A court in Indonesia's Maluku Islands has sentenced nine men to prison terms up to 15 years for their involvement in a mostly Christian separatist movement.

The district court in the Maluku capital of Ambon convicted the nine of treason. Two senior members of the separatist Maluku Sovereignty Front, known as RMS, received 15-year prison sentences Monday, while six others were given 13 years. A judge said the ninth man was sentenced to only 30 months in jail because he said he was an Indonesian citizen, signaling his loyalty to the country.

The Maluku Sovereignty Front is a tiny, mostly non-violent group that advocates self-determination for the Malukus, a group of small islands in eastern Indonesia. The separatist group originally got most of its support from Maluku emigrants living in the Netherlands in the 1960s and 1970s, but most of that has largely dwindled.

The government is still smarting over losing control of East Timor in a U.N.-sponsored plebiscite in 1999, and has repeatedly stated it will not stand for any attempts to break up the country.

In 1999 violence between Christians and Muslims broke out in the Maluku Islands. Nearly 10,000 people died during the next two years.
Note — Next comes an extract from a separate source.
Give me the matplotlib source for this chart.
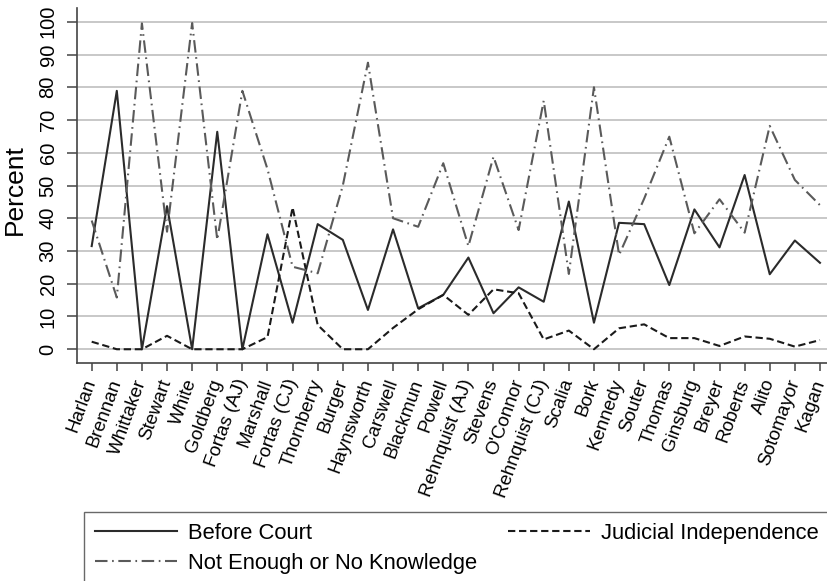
import matplotlib
matplotlib.use("Agg")
import matplotlib.pyplot as plt

# ── Data ───────────────────────────────────────────────────────────────────────
NOMINEES = [
    "Harlan", "Brennan", "Whittaker", "Stewart", "White", "Goldberg",
    "Fortas (AJ)", "Marshall", "Fortas (CJ)", "Thornberry", "Burger",
    "Haynsworth", "Carswell", "Blackmun", "Powell", "Rehnquist (AJ)",
    "Stevens", "O'Connor", "Rehnquist (CJ)", "Scalia", "Bork", "Kennedy",
    "Souter", "Thomas", "Ginsburg", "Breyer", "Roberts", "Alito",
    "Sotomayor", "Kagan",
]
before_court = [31.5, 78.9, 0, 43.7, 0, 66.4, 0, 35.1, 8.1, 38.2,
                33.4, 12.0, 36.6, 12.5, 16.6, 28.0, 11.0, 18.9, 14.5, 45.1,
                8.1, 38.6, 38.2, 19.6, 42.7, 31.1, 53.2, 22.9, 33.2, 26.4]
judicial_indep = [2.3, 0, 0, 4.1, 0, 0, 0, 3.7, 43.3, 7.4,
                  0, 0, 6.5, 12.2, 16.6, 10.5, 18.3, 17.1, 3.0, 5.7,
                  0, 6.4, 7.6, 3.4, 3.4, 1.0, 3.9, 3.2, 0.8, 2.8]
no_knowledge = [39.3, 15.8, 99.5, 35.9, 99.6, 33.4, 78.9, 55.0, 25.2, 23.2,
                50.0, 87.5, 40.0, 37.4, 56.8, 31.5, 58.8, 36.4, 75.9, 23.0,
                80.0, 28.8, 46.0, 64.9, 35.4, 45.8, 35.6, 68.2, 51.7, 44.0]
Y_TICKS = list(range(0, 101, 10))

# ── Style ──────────────────────────────────────────────────────────────────────
plt.rcParams["font.family"] = ["Liberation Sans", "DejaVu Sans"]
AXIS_COLOR = "#444444"
GRID_COLOR = "#c8c8c8"

fig = plt.figure(figsize=(8.27, 5.81), dpi=100)
ax = fig.add_axes([77 / 827, 1 - 363 / 581, 750 / 827, 355 / 581])

x = list(range(len(NOMINEES)))
ax.plot(x, before_court, color="#2b2b2b", lw=1.5, label="Before Court", zorder=3)
ax.plot(x, judicial_indep, color="#1a1a1a", lw=1.5, linestyle=(0, (3.5, 1.8)),
        label="Judicial Independence", zorder=3)
ax.plot(x, no_knowledge, color="#5a5a5a", lw=1.5, linestyle=(0, (6, 2.2, 0.8, 2.2)),
        label="Not Enough or No Knowledge", zorder=3)

ax.set_xlim(-0.585, len(NOMINEES) - 1 + 0.28)
ax.set_ylim(-4.2, 104.2)

ax.set_yticks(Y_TICKS)
ax.set_yticklabels([str(t) for t in Y_TICKS], rotation=90, va="center", fontsize=14.5)
ax.set_xticks(x)
ax.set_xticklabels(NOMINEES, rotation=70, ha="right", va="center",
                   rotation_mode="anchor", fontsize=13.5)

ax.grid(axis="y", color=GRID_COLOR, lw=1.4)
ax.set_axisbelow(True)
for side in ["top", "right"]:
    ax.spines[side].set_visible(False)
for side in ["left", "bottom"]:
    ax.spines[side].set_color(AXIS_COLOR)
    ax.spines[side].set_linewidth(1.2)
ax.tick_params(axis="y", length=7, width=1.1, color=AXIS_COLOR, pad=7)
ax.tick_params(axis="x", length=6, width=1.1, color=AXIS_COLOR, pad=6)

fig.text(14.5 / 827, 1 - 190 / 581, "Percent", rotation=90, ha="center",
         va="center", fontsize=19)

handles, labels = ax.get_legend_handles_labels()
order = [0, 2, 1]
leg = fig.legend([handles[i] for i in order], [labels[i] for i in order],
                 loc="upper left", bbox_to_anchor=(84 / 827, 1 - 512 / 581),
                 ncol=2, fontsize=15.8, frameon=True, fancybox=False,
                 handlelength=3.75, handletextpad=0.5, columnspacing=1.4,
                 labelspacing=0.4, borderpad=0.5, borderaxespad=0)
leg.get_frame().set_edgecolor(AXIS_COLOR)
leg.get_frame().set_linewidth(1.0)

fig.savefig("out.png", dpi=100, facecolor="white")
Much of that violence was blamed on the Laskar Jihad, a militant Islamic group that wanted to kick all Christians out of the region. A government crackdown on the group in the past few years has left it nearly dead.

Maluku sociologist at Jakarta's University of Indonesia, Thamrin Tomagola, said the government moved to jail the nine men because it wants to show that it is sticking to a Maluku peace pact reached in the town of Malinao in 2002. "One of the council in that Malinao agreement was to take to the court anybody who has something to do with either RMS or any kind of terrorist organization," he said.

While the vast majority of Indonesians are Muslim, in the Malukus, the Muslim and Christian communities are about the same size. Heavy fighting between the two groups has stopped in the Malukus, but sporadic skirmishes break out occasionally.